No one ever knew who her father was. The officials agreed to keep the matter quiet.

Her mother was not in doubt. Her mother was the celebrated she-man Mona Muggeridge, a woman who had campaigned a hundred times for the lost cause of complete identity of the two genders. She had been a feminist beyond all limits, and when Mona Muggeridge, the one and only Miss Muggeridge, announced to the press that she was going to have a baby, that was first-class news.

Mona Muggeridge went further. She announced her firm conviction that fathers should not be identified. She proclaimed that no woman should have consecutive children with the same man, that women should be advised to pick different fathers for their children, so as to diversify and beautify the race. She capped it all by announcing that she, Miss Muggeridge, had selected the perfect father and would inevitably produce the only perfect child.

Miss Muggeridge, a bony, pompous blonde, stated that she would avoid the nonsense of marriage and family names, and that therefore the child, if a boy, would be called John America, and if a girl, Helen America.

Thus it happened that little Helen America was born with the correspondents in the press services waiting outside the delivery room. News-screens flashed the picture of a pretty three-kilogram baby. “It’s a girl.” “The perfect child.” “Who’s the dad?”

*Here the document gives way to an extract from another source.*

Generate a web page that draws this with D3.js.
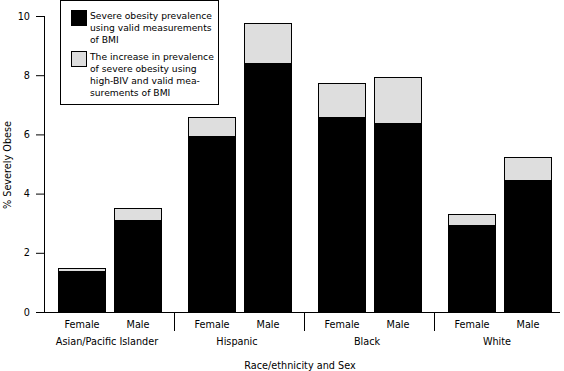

That was just the beginning. Mona Muggeridge was belligerent. She insisted, even after the baby had been photographed for the thousandth time, that this was the finest child ever born. She pointed to the child’s perfections. She demonstrated all the foolish fondness of a doting mother, but felt that she, the great crusader, had discovered this fondness for the first time.

To say that this background was difficult for the child would be an understatement.

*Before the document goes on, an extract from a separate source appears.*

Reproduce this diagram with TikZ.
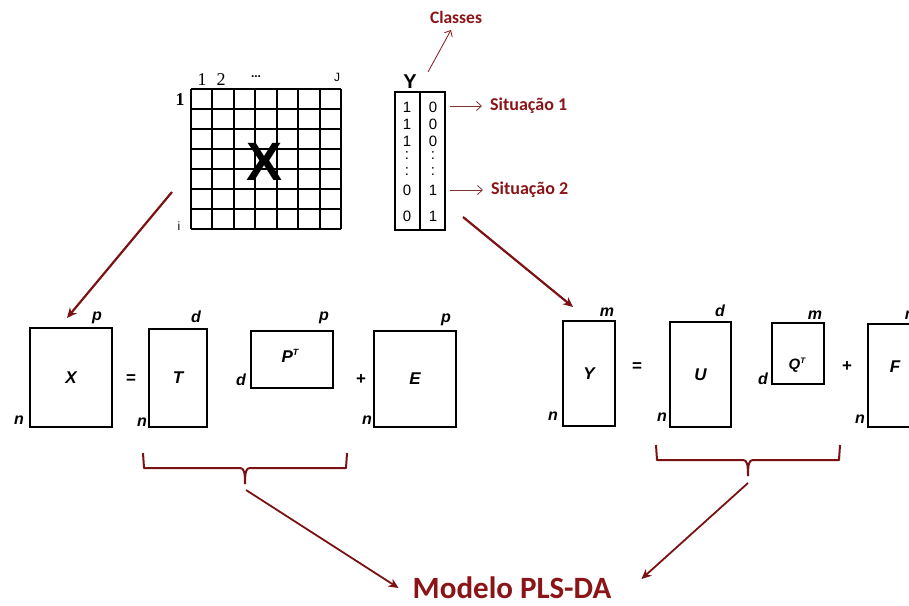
\documentclass[tikz,border=0pt]{standalone}
\usepackage{fontspec}
\setmainfont{Liberation Sans}
\newfontfamily\calib{Carlito}
\newfontfamily\timesf{Liberation Serif}
\usetikzlibrary{arrows.meta}
\definecolor{dred}{HTML}{7A1214}
\definecolor{tred}{HTML}{8A1418}
\begin{document}
\begin{tikzpicture}[x=1pt,y=-1pt,
  mat/.style={draw, line width=1.5pt, inner sep=0pt, outer sep=0pt,
    font=\fontsize{17}{17}\selectfont\bfseries\itshape},
  dim/.style={inner sep=0pt, font=\fontsize{16}{16}\selectfont\bfseries\itshape},
  opsym/.style={inner sep=0pt, font=\fontsize{17}{17}\selectfont\bfseries},
  redtxt/.style={inner sep=0pt, text=tred, font=\calib\bfseries\fontsize{18}{18}\selectfont},
  bigarrow/.style={draw=dred, line width=2.2pt, -{Stealth[length=10pt,width=9pt]}},
  thinarrow/.style={draw=dred!70!gray, line width=0.8pt, -{Straight Barb[length=5pt,width=9pt]}},
  brace/.style={draw=dred, line width=2pt, line join=round},
  gridnum/.style={inner sep=0pt, font=\timesf\fontsize{18}{18}\selectfont},
  digit/.style={inner sep=0pt, font=\fontsize{15}{15}\selectfont}
]
\useasboundingbox (0,0) rectangle (909,605);

% ---- X grid
\foreach \i in {0,...,7} {
  \draw[line width=2pt] ({191+\i*150/7},89) -- ({191+\i*150/7},229);
  \draw[line width=2pt] (191,{89+\i*20}) -- (341,{89+\i*20});
}
\node[inner sep=0pt, font=\fontsize{54}{54}\selectfont\bfseries] (bigX) at (265,162) {X};
\node[gridnum] (c1) at (202,80) {1};
\node[gridnum] (c2) at (221,80) {2};
\node[inner sep=0pt, font=\fontsize{12}{12}\selectfont\bfseries] (cdots) at (256,77) {...};
\node[inner sep=0pt, font=\fontsize{12}{12}\selectfont] (cJ) at (337,77) {J};
\node[inner sep=0pt, font=\timesf\bfseries\fontsize{18}{18}\selectfont] (r1) at (180,100) {1};
\node[inner sep=0pt, font=\fontsize{12}{12}\selectfont] (ri) at (179,226) {i};

% ---- Y table
\node[draw, line width=1.4pt, minimum width=50pt, minimum height=138pt, inner sep=0pt] (Ytab) at (420,161) {};
\draw[line width=1.4pt] (Ytab.north) -- (Ytab.south);
\node[inner sep=0pt, font=\fontsize{20}{20}\selectfont\bfseries] (Yhead) at (410,82) {Y};
\foreach \y/\a/\b [count=\k] in {107/1/0,124/1/0,141/1/0,190/0/1,216/0/1} {
  \node[digit] (da\k) at (407,\y) {\a};
  \node[digit] (db\k) at (433,\y) {\b};
}
\node[digit] (dota1) at (407,156) {:};
\node[digit] (dota2) at (407,172) {:};
\node[digit] (dotb1) at (433,156) {:};
\node[digit] (dotb2) at (433,172) {:};

% ---- annotations
\node[redtxt, font=\calib\bfseries\fontsize{17.5}{17.5}\selectfont] (classes) at (456,17) {Classes};
\coordinate (clsA) at (428,72);
\coordinate (clsB) at (451,30);
\draw[draw=tred, line width=0.8pt, -{Straight Barb[length=5pt,width=9pt]}] (clsA) -- (clsB);

\node[redtxt, anchor=west] (sit1) at (490,106) {Situação 1};
\node[redtxt, anchor=west] (sit2) at (491,190) {Situação 2};
\coordinate (s1a) at (450,106);
\coordinate (s2a) at (450,190);
\draw[thinarrow] (s1a) -- ([xshift=-8pt]sit1.west);
\draw[thinarrow] (s2a) -- ([xshift=-8pt]sit2.west);

% ---- left equation
\node[mat, minimum width=82pt, minimum height=99pt] (Xm) at (71,377.5) {X};
\node[dim] at (97,318) {p};
\node[dim] at (19,420) {n};
\node[opsym] (eq1) at (131,379) {=};
\node[mat, minimum width=58pt, minimum height=98pt] (Tm) at (178,378) {T};
\node[dim] at (196,317) {d};
\node[dim] at (142,422) {n};
\node[mat, minimum width=82pt, minimum height=57pt] (Pm) at (292,359.5) {};
\node[inner sep=0pt, font=\fontsize{17}{17}\selectfont\bfseries\itshape] (Plab) at (290,356) {P\raisebox{0.7ex}{\fontsize{9}{9}\selectfont T}};
\node[dim] at (324,318) {p};
\node[dim] at (241,380) {d};
\node[opsym] (pl1) at (361,380) {+};
\node[mat, minimum width=82pt, minimum height=96pt] (Em) at (415,379) {E};
\node[dim] at (446,320) {p};
\node[dim] at (367,420) {n};

% ---- right equation
\node[mat, minimum width=52pt, minimum height=105pt] (Ym) at (589,373.5) {Y};
\node[dim] at (607,312) {m};
\node[dim] at (553,416) {n};
\node[opsym] (eq2) at (637,367) {=};
\node[mat, minimum width=61pt, minimum height=105pt] (Um) at (700.5,374.5) {U};
\node[dim] at (720,311) {d};
\node[dim] at (662,417) {n};
\node[mat, minimum width=52pt, minimum height=61pt] (Qm) at (798,353.5) {};
\node[inner sep=0pt, font=\fontsize{15}{15}\selectfont\bfseries\itshape] (Qlab) at (797,365) {Q\raisebox{0.7ex}{\fontsize{8}{8}\selectfont T}};
\node[dim] at (815,315) {m};
\node[dim] at (763,379) {d};
\node[opsym] (pl2) at (847,367) {+};
\node[mat, minimum width=62pt, minimum height=103pt] (Fm) at (899,375.5) {};
\node[inner sep=0pt, font=\fontsize{17}{17}\selectfont\bfseries\itshape] (Flab) at (895,367) {F};
\node[dim] at (912,315) {m};
\node[dim] at (860,419) {n};

% ---- braces
\draw[brace] (143,453) -- (144,468) -- (240,468) .. controls (244,468) and (245,472) .. (245,484);
\draw[brace] (245,484) .. controls (245,472) and (246,468) .. (250,468) -- (346,468) -- (347,453);
\draw[brace] (656,445) -- (657,460) -- (743,460) .. controls (747,460) and (748,464) .. (748,476);
\draw[brace] (748,476) .. controls (748,464) and (749,460) .. (753,460) -- (839,460) -- (840,445);
\coordinate (tipL) at (246,490);
\coordinate (tipR) at (748,483);

% ---- result
\node[inner sep=0pt, text=tred, font=\calib\bfseries\fontsize{31}{31}\selectfont] (model) at (512,588) {Modelo PLS-DA};

% ---- arrows
\coordinate (a1s) at (172,192);
\coordinate (a2s) at (463,217);
\draw[bigarrow] (a1s) -- ([xshift=-4pt,yshift=10pt]Xm.north);
\draw[bigarrow] (a2s) -- ([xshift=-16pt,yshift=14pt]Ym.north);
\draw[bigarrow, line width=1.8pt] (tipL) -- ([xshift=-14pt]model.west);
\draw[bigarrow, line width=1.8pt] (tipR) -- ([xshift=30pt,yshift=9pt]model.east);
\end{tikzpicture}
\end{document}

Helen America was a wonderful example of raw human material triumphing over its tormentors. By the time she was four years old, she spoke six languages, and was beginning to decipher some of the old Martian texts. At the age of five she was sent to school. Her fellow schoolchildren immediately developed a rhyme:

Helen, Helen

Fat and dumb

Doesn’t know where

Her daddy’s from!

Helen took all this and perhaps it was an accident of genetics that she grew to become a compact little person—a deadly serious little brunette. Challenged by lessons, haunted by publicity, she became careful and reserved about friendships and desperately lonely in an inner world.

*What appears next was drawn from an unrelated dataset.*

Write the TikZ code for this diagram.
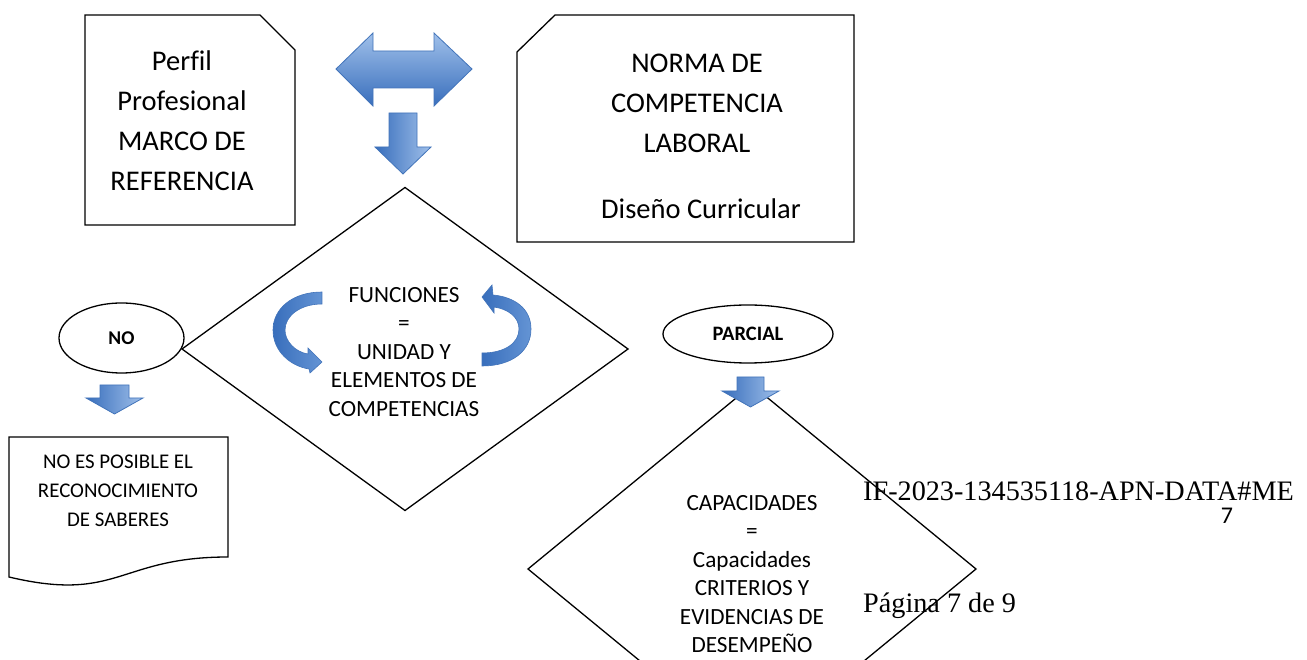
\documentclass[tikz,border=0pt]{standalone}
\usepackage{fontspec}
\setmainfont{Carlito}[Ligatures={NoCommon}]
\newfontfamily\timesf{Liberation Serif}
\usetikzlibrary{shapes.geometric}
\definecolor{arrdark}{RGB}{56,110,188}
\definecolor{arrmid}{RGB}{100,148,212}
\definecolor{arrlight}{RGB}{160,192,234}
\definecolor{arrline}{RGB}{66,116,186}
\newcommand\dnarr[7]{%
  \shadedraw[blockdown] (#2-#6,#3) -- (#2+#6,#3) -- (#2+#6,#4) -- (#2+#7,#4) -- (#2,#5) -- (#2-#7,#4) -- (#2-#6,#4) -- cycle;
  \coordinate (#1) at (#2,#5);}
\begin{document}
\begin{tikzpicture}[x=1pt,y=1pt,
  outline/.style={draw=black,line width=1.3pt,line join=miter},
  blockdown/.style={left color=arrdark,right color=arrlight,draw=arrline,line width=0.8pt},
  blockdbl/.style={top color=arrlight,bottom color=arrdark,draw=arrline,line width=0.8pt},
  curv/.style={left color=arrdark,right color=arrmid,draw=arrline,line width=0.6pt},
  oval/.style={ellipse,draw=black,line width=1.3pt,inner sep=0pt},
  boxtext/.style={align=center,font=\fontsize{28.5}{40}\selectfont,inner sep=0pt},
  dtext/.style={align=center,font=\fontsize{23.2}{28.5}\selectfont,inner sep=0pt},
  doctext/.style={align=center,font=\fontsize{20.9}{29}\selectfont,inner sep=0pt},
  serif/.style={font=\timesf\fontsize{28.2}{30}\selectfont,inner sep=0pt}]
\useasboundingbox (0,0) rectangle (1307,659);
\clip (0,0) rectangle (1307,659);
\fill[white] (0,0) rectangle (1307,659);

% Box 1 (Perfil)
\coordinate (b1sw) at (85,434);
\draw[outline] (b1sw) -- (85,644) -- (260,644) -- (295,609) -- (295,434) -- cycle;
\node[boxtext] (perfil) at (182,538) {Perfil\\Profesional\\MARCO DE\\REFERENCIA};

% Box 2 (Norma)
\coordinate (b2sw) at (517,417);
\draw[outline] (b2sw) -- (517,607) -- (555,644) -- (854,644) -- (854,417) -- cycle;
\node[boxtext] (norma) at (697,556) {NORMA DE\\COMPETENCIA\\LABORAL};
\node[boxtext] (diseno) at (701,450) {Diseño Curricular};

% double arrow
\shadedraw[blockdbl] (336,590) -- (373,626) -- (373,608) -- (434,608) -- (434,626) -- (472,590)
  -- (434,553) -- (434,571) -- (373,571) -- (373,553) -- cycle;

% down arrow to diamond 1
\dnarr{a1}{403}{546}{512}{485}{14}{28}

% Diamond 1
\coordinate (d1) at (405,310);
\draw[outline] (182,310) -- (405,471.5) -- (628,310) -- (405,148.5) -- cycle;
\node[dtext] (funciones) at (404,307) {FUNCIONES\\=\\UNIDAD Y\\ELEMENTOS DE\\COMPETENCIAS};

% curved arrows
\shadedraw[curv] (322,367) .. controls (292,367) and (273,350) .. (273,329)
  .. controls (273,308) and (290,293) .. (309,290) -- (310,286) -- (322,297) -- (308,311) -- (308,305)
  .. controls (295,307) and (285,318) .. (285,329)
  .. controls (285,343) and (300,355) .. (322,355) -- cycle;
\shadedraw[curv] (482,293) .. controls (512,293) and (531,308) .. (531,330)
  .. controls (531,350) and (515,362) .. (493,364) -- (492,374) -- (482,362) -- (494,346) -- (494,352)
  .. controls (508,350) and (519,342) .. (519,330)
  .. controls (519,316) and (505,306) .. (482,306) -- cycle;

% NO
\node[oval,minimum width=125pt,minimum height=70pt] (no) at (121.5,321) {};
\node[font=\bfseries\fontsize{19.5}{22}\selectfont] (notext) at (no.center) {NO};
\dnarr{a2}{114.5}{274}{261}{245}{14.5}{28.5}

% document shape
\draw[outline] (9,82) -- (9,222) -- (228,222) -- (228,102)
  .. controls (118.5,102) and (118.5,56) .. (9,82) -- cycle;
\node[doctext] (nosaberes) at (118,168) {NO ES POSIBLE EL\\RECONOCIMIENTO\\DE SABERES};

% PARCIAL
\node[oval,minimum width=170pt,minimum height=58pt] (parcial) at (748,325) {};
\node[font=\bfseries\fontsize{20.5}{22}\selectfont] (partext) at (parcial.center) {PARCIAL};

% Diamond 2
\draw[outline] (528,90) -- (752,274) -- (976,90) -- (752,-94) -- cycle;
\dnarr{a3}{750.5}{282}{268}{252}{13.5}{28.5}
\node[dtext] (capac) at (752,85) {CAPACIDADES\\=\\Capacidades\\CRITERIOS Y\\EVIDENCIAS DE\\DESEMPEÑO};

% footer texts
\node[serif,anchor=base west] (ifcode) at (863,158) {IF-2023-134535118-APN-DATA\#ME};
\node[font=\fontsize{24}{26}\selectfont,inner sep=0pt] (seven) at (1227,143.5) {7};
\node[serif,anchor=base west] (pagina) at (863,46) {Página 7 de 9};
\end{tikzpicture}
\end{document}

When Helen America was sixteen her mother came to a bad end. Mona Muggeridge eloped with a man she announced to be the perfect husband for the perfect marriage hitherto overlooked by mankind. The perfect husband was a skilled machine polisher. He already had a wife and four children. He drank beer and his interest in Miss Muggeridge seems to have been a mixture of good-natured comradeship and a sensible awareness of her motherly bankroll. The planetary yacht on which they eloped broke the regulations with an off-schedule flight. The bridegroom’s wife and children had alerted the police. The result was a collision with a robotic barge which left both bodies identifiable.

At sixteen Helen was already famous, and at seventeen already forgotten, and very much alone.